We had grown up together, often in the same room. We had never been apart for long, but as close as we were, there was always something thorny between us, something that neither of us could pick our way out of, something we couldn’t even begin to talk about or admit. There were the basic childhood rivalries, and the fact that she was in the heart of her teenage years, that she felt judged by the taskmaster in me and I felt threatened by her free spirit. And the minute I stepped into the spotlight of show biz, our already complicated sisterhood changed in ways that began to define us, to deepen the designated family roles we’d already been cast in. I often became her parent, frowning at her behavior, criticizing and lecturing her about how to fix her life—even though I had absolutely no idea how to fix my own. And everything was muddled with the reality that I now held the purse strings. Whether gifts or hand-me-downs, it all came with a mixed bag of emotions for both of us.

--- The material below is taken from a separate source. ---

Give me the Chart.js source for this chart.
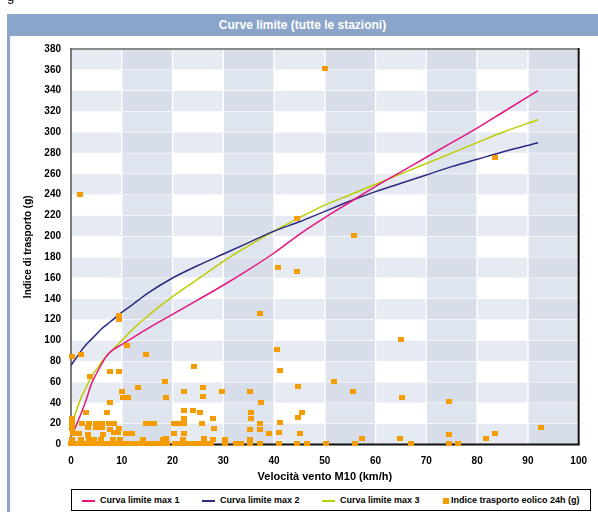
<!DOCTYPE html>
<html>
<head>
<meta charset="utf-8">
<script src="https://cdn.jsdelivr.net/npm/chart.js@4.4.1/dist/chart.umd.min.js"></script>
<style>
  body { margin: 0; width: 598px; height: 512px; overflow: hidden; background: #fff; position: relative;
         font-family: 'Liberation Sans', Arial, sans-serif; }
  #topg { position: absolute; left: 7px; top: -11px; font: 13px 'Liberation Sans', Arial, sans-serif; color: #000; }
  #head { position: absolute; left: 7px; top: 14px; width: 591px; height: 22px; background: #8ba4c9;
          color: #fff; font-weight: bold; font-size: 12px; text-align: center; line-height: 22px; }
  #edge { position: absolute; left: 7px; top: 36px; width: 3px; height: 476px; background: #8ba4c9; }
  #wrap { position: absolute; left: 0; top: 0; width: 598px; height: 512px; }
  #legend { position: absolute; left: 71px; top: 489px; width: 520px; height: 22px; border: 1px solid #000;
            box-sizing: border-box; background: #fff; font-weight: bold; font-size: 9px; }
  .item { position: absolute; top: 0; height: 20px; line-height: 20px; white-space: nowrap; }
  .sw { display: inline-block; vertical-align: middle; margin-right: 5px; }
</style>
</head>
<body>
<div id="topg">g</div>
<div id="head">Curve limite (tutte le stazioni)</div>
<div id="edge"></div>
<div id="wrap"><canvas id="graph"></canvas></div>
<div id="legend"></div>
<script>
// curve limite
const curvaX = [0, 0.5, 1, 2, 3, 4, 5, 6, 7, 8, 10, 12, 15, 20, 25, 30, 35, 40, 45, 50, 55, 60, 65, 70, 75, 80, 85, 92];
const curva1 = [null, 12, 18, 30, 43, 58, 68, 77, 85, 90, 96, 102, 111, 125, 139, 153, 168, 184, 202, 218, 233, 248, 262, 276, 290, 304, 319, 340];
const curva2 = [76, 79.5, 83, 90, 96, 101, 106, 111, 115, 119, 127, 134, 145, 160, 172, 183, 194, 205, 214, 224, 234, 243, 251, 259, 267, 274, 281, 290];
const curva3 = [15, 24, 32, 45, 55, 65, 72, 79, 85, 90, 100, 110, 123, 142, 159, 176, 191, 205, 218, 230, 240, 250, 260, 270, 280, 290, 300, 312];

// indice trasporto eolico 24h
const velocita = [
  1.7, 50.1, 44.6, 55.7, 40.7, 44.6, 37.2, 83.5, 65, 40.6, 41.1, 24.3, 9.5, 9.5, 11.1, 14.8, 0.1, 1.9, 3.8, 7.6, 9.5,
  18.6, 13.2, 10.1, 10.3, 11.3, 18.8, 7.6, 3, 7.1, 0.1, 0.1,
  22.3, 26.1, 26, 29.8, 35.3, 37.5, 44.7, 51.8, 55.5, 65.2, 74.4,
  22.3, 24.1, 25.4, 35.5, 45.6, 27.9, 35.5, 44.8,
  2.1, 3.5, 4.9, 6.2, 7.4, 8.4, 14.8, 15.8, 16.4, 20.2, 21.3, 22.3, 22.3, 25.9, 41.2, 37.3,
  28.1, 35.3, 37.3, 0.1, 3.3, 5.0, 6.2, 7.6, 9.5,
  0.4, 1.6, 3.3, 6.3, 8.5, 9.3, 10.8, 12, 20.2, 22.3, 39.1, 41, 45.2, 74.4, 83.5, 92.6,
  0.2, 1.9, 3.6, 4.5, 6, 8.2, 9.6, 14.2, 18.1, 18.8, 22.1, 26.2, 28, 30.3, 35.3, 57.4, 64.9, 81.7,
  0, 1, 2, 3, 4, 5, 6, 7, 8, 9, 10, 11, 12, 13, 14, 15, 16, 17, 18, 19,
  20.5, 21.5, 22.5, 23.5, 24.5, 25.5, 26.5, 27.5, 30.3, 32.5, 33.5, 35.3, 37.3, 41, 44.5, 46.4, 50.3, 55.9, 67, 74.4, 76.3
];
const trasporto = [
  240, 361, 217, 201, 170, 166, 126, 276, 101, 91.5, 71, 75, 124, 120, 95, 86, 85, 86, 65.5, 70, 70,
  61, 55, 51, 45, 45, 45, 40.5, 31, 31, 25, 20,
  51, 55, 46, 51, 51, 40.5, 56, 60.5, 51, 45, 41,
  32.5, 32.5, 31, 31, 31, 25, 25, 26,
  20, 20, 20, 20, 20, 20, 20, 20, 20, 20, 20, 20, 25, 20, 21, 20,
  15.5, 14.5, 14.5, 15, 16, 16, 16, 14, 15.5,
  11, 11, 10, 10, 12, 12, 11, 11, 11, 11, 11, 12, 11, 10, 11, 16,
  5, 5, 5, 5, 5, 5, 5, 5, 5, 6, 5, 6, 5, 5, 5, 6, 6, 6,
  1, 1, 1, 1, 1, 1, 1, 1, 1, 1, 1, 1, 1, 1, 1, 1, 1, 1, 1, 1,
  1, 1, 1, 1, 1, 1, 1, 1, 1, 1, 1, 1, 1, 1, 1, 1, 1, 1, 1, 1, 1
];

const xTicks = [0, 10, 20, 30, 40, 50, 60, 70, 80, 90, 100];
const yTicks = [0, 20, 40, 60, 80, 100, 120, 140, 160, 180, 200, 220, 240, 260, 280, 300, 320, 340, 360, 380];

const labels = ['Curva limite max 1', 'Curva limite max 2', 'Curva limite max 3', 'Indice trasporto eolico 24h (g)'];
const colors = ['#e5157f', '#2c2a80', '#bccd00', '#f49c00'];

const fontFam = "'Liberation Sans', Arial, sans-serif";

// quadratino arancione per i punti
let marker = document.createElement('canvas');
marker.width = 6; marker.height = 5;
let mctx = marker.getContext('2d');
mctx.fillStyle = colors[3];
mctx.fillRect(0, 0, 6, 5);

function curva(ys) {
  return curvaX.map((x, i) => ({x: x, y: ys[i]})).filter(p => p.y !== null);
}

const bands = {
  id: 'bands',
  beforeDraw(chart) {
    const {ctx, scales: {x, y}} = chart;
    for (let i = 0; i < xTicks.length - 1; i++) {
      for (let j = 0; j < yTicks.length - 1; j++) {
        const darkCol = i % 2 === 1;
        const lightRow = j % 2 === 0;
        let c = '#ffffff';
        if (darkCol && lightRow) c = '#d7dee9';
        else if (darkCol) c = '#dfe5ee';
        else if (lightRow) c = '#e6ebf3';
        const x0 = x.getPixelForValue(xTicks[i]), x1 = x.getPixelForValue(xTicks[i + 1]);
        const y0 = y.getPixelForValue(yTicks[j + 1]), y1 = y.getPixelForValue(yTicks[j]);
        ctx.fillStyle = c;
        ctx.fillRect(x0 + 0.7, y0 + 0.3, x1 - x0 - 1.4, y1 - y0 - 0.6);
      }
    }
  },
  beforeDatasetsDraw(chart) {
    const {ctx, chartArea: a} = chart;
    ctx.save();
    ctx.lineWidth = 2;
    ctx.strokeStyle = '#8a8a8a';
    ctx.beginPath(); ctx.moveTo(a.left, a.top); ctx.lineTo(a.right, a.top); ctx.stroke();
    ctx.strokeStyle = '#111';
    ctx.beginPath(); ctx.moveTo(a.right, a.top - 1); ctx.lineTo(a.right, a.bottom); ctx.stroke();
    ctx.beginPath(); ctx.moveTo(a.left, a.bottom); ctx.lineTo(a.right + 1, a.bottom); ctx.stroke();
    ctx.lineWidth = 1.6;
    ctx.strokeStyle = '#5a5a5a';
    ctx.beginPath(); ctx.moveTo(a.left, a.top - 1); ctx.lineTo(a.left, a.bottom); ctx.stroke();
    ctx.restore();
  }
};

function lineSet(i, ys) {
  return {
    type: 'scatter', label: labels[i], data: curva(ys), showLine: true,
    borderColor: colors[i], backgroundColor: colors[i], borderWidth: 1.5,
    pointRadius: 0, cubicInterpolationMode: 'monotone', order: 1
  };
}

const config = {
  type: 'scatter',
  data: {
    datasets: [
      lineSet(0, curva1),
      lineSet(1, curva2),
      lineSet(2, curva3),
      {
        label: labels[3],
        data: velocita.map((v, i) => ({x: v, y: trasporto[i]})),
        pointStyle: marker, pointRadius: 3, backgroundColor: colors[3], borderColor: colors[3],
        clip: false, order: 0
      }
    ]
  },
  options: {
    responsive: false,
    animation: false,
    layout: { padding: { top: 49, left: 0, right: 12, bottom: 25.5 } },
    plugins: { legend: { display: false }, title: { display: false }, tooltip: { enabled: false } },
    scales: {
      x: {
        type: 'linear', min: 0, max: 100,
        afterBuildTicks: s => { s.ticks = xTicks.map(v => ({value: v})); },
        afterFit: s => { s.height = 42; },
        grid: { display: false, drawTicks: false },
        border: { display: false },
        ticks: { color: '#000', padding: 11, font: { family: fontFam, size: 10, weight: 'bold' }, maxRotation: 0 },
        title: { display: true, text: 'Velocità vento M10 (km/h)', color: '#000',
                 font: { family: fontFam, size: 11, weight: 'bold' }, padding: { top: 0, bottom: 3 } }
      },
      y: {
        type: 'linear', min: 0, max: 380,
        afterBuildTicks: s => { s.ticks = yTicks.map(v => ({value: v})); },
        afterFit: s => { s.width = 71; },
        grid: { display: false, drawTicks: false },
        border: { display: false },
        ticks: { color: '#000', padding: 10, font: { family: fontFam, size: 10, weight: 'bold' } },
        title: { display: true, text: 'Indice di trasporto (g)', color: '#000',
                 font: { family: fontFam, size: 10, weight: 'bold' }, padding: { top: 22, bottom: 0 } }
      }
    }
  },
  plugins: [bands]
};

let canvas = document.getElementById('graph');
canvas.width = 598; canvas.height = 512;
let graphVisible = new Chart(canvas, config);

// legenda
const legendPos = [10, 130, 250, 371];
let legend = document.getElementById('legend');
labels.forEach((t, i) => {
  let item = document.createElement('div');
  item.className = 'item';
  item.style.left = legendPos[i] + 'px';
  let sw = document.createElement('span');
  sw.className = 'sw';
  if (i < 3) {
    sw.style.width = '13px'; sw.style.height = '2px'; sw.style.background = colors[i];
  } else {
    sw.style.width = '6px'; sw.style.height = '6px'; sw.style.background = colors[i];
    sw.style.marginRight = '2px';
  }
  item.appendChild(sw);
  item.appendChild(document.createTextNode(t));
  legend.appendChild(item);
});
</script>
</body>
</html>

Yet she was my dearest friend. I missed her when she was gone and felt a lift when she walked into the house, sometimes arriving unannounced, dropped off by friends I didn’t know, people I never met. We’d put a Laura Nyro album on the stereo, turn it up so loud that the windows vibrated, and singing at the top of our lungs, we’d dance around the living room until we were drenched with sweat. We may have held each other at arm’s length but our hands were always locked together. She was my family, and I needed her as much as she needed me and we both needed Baa.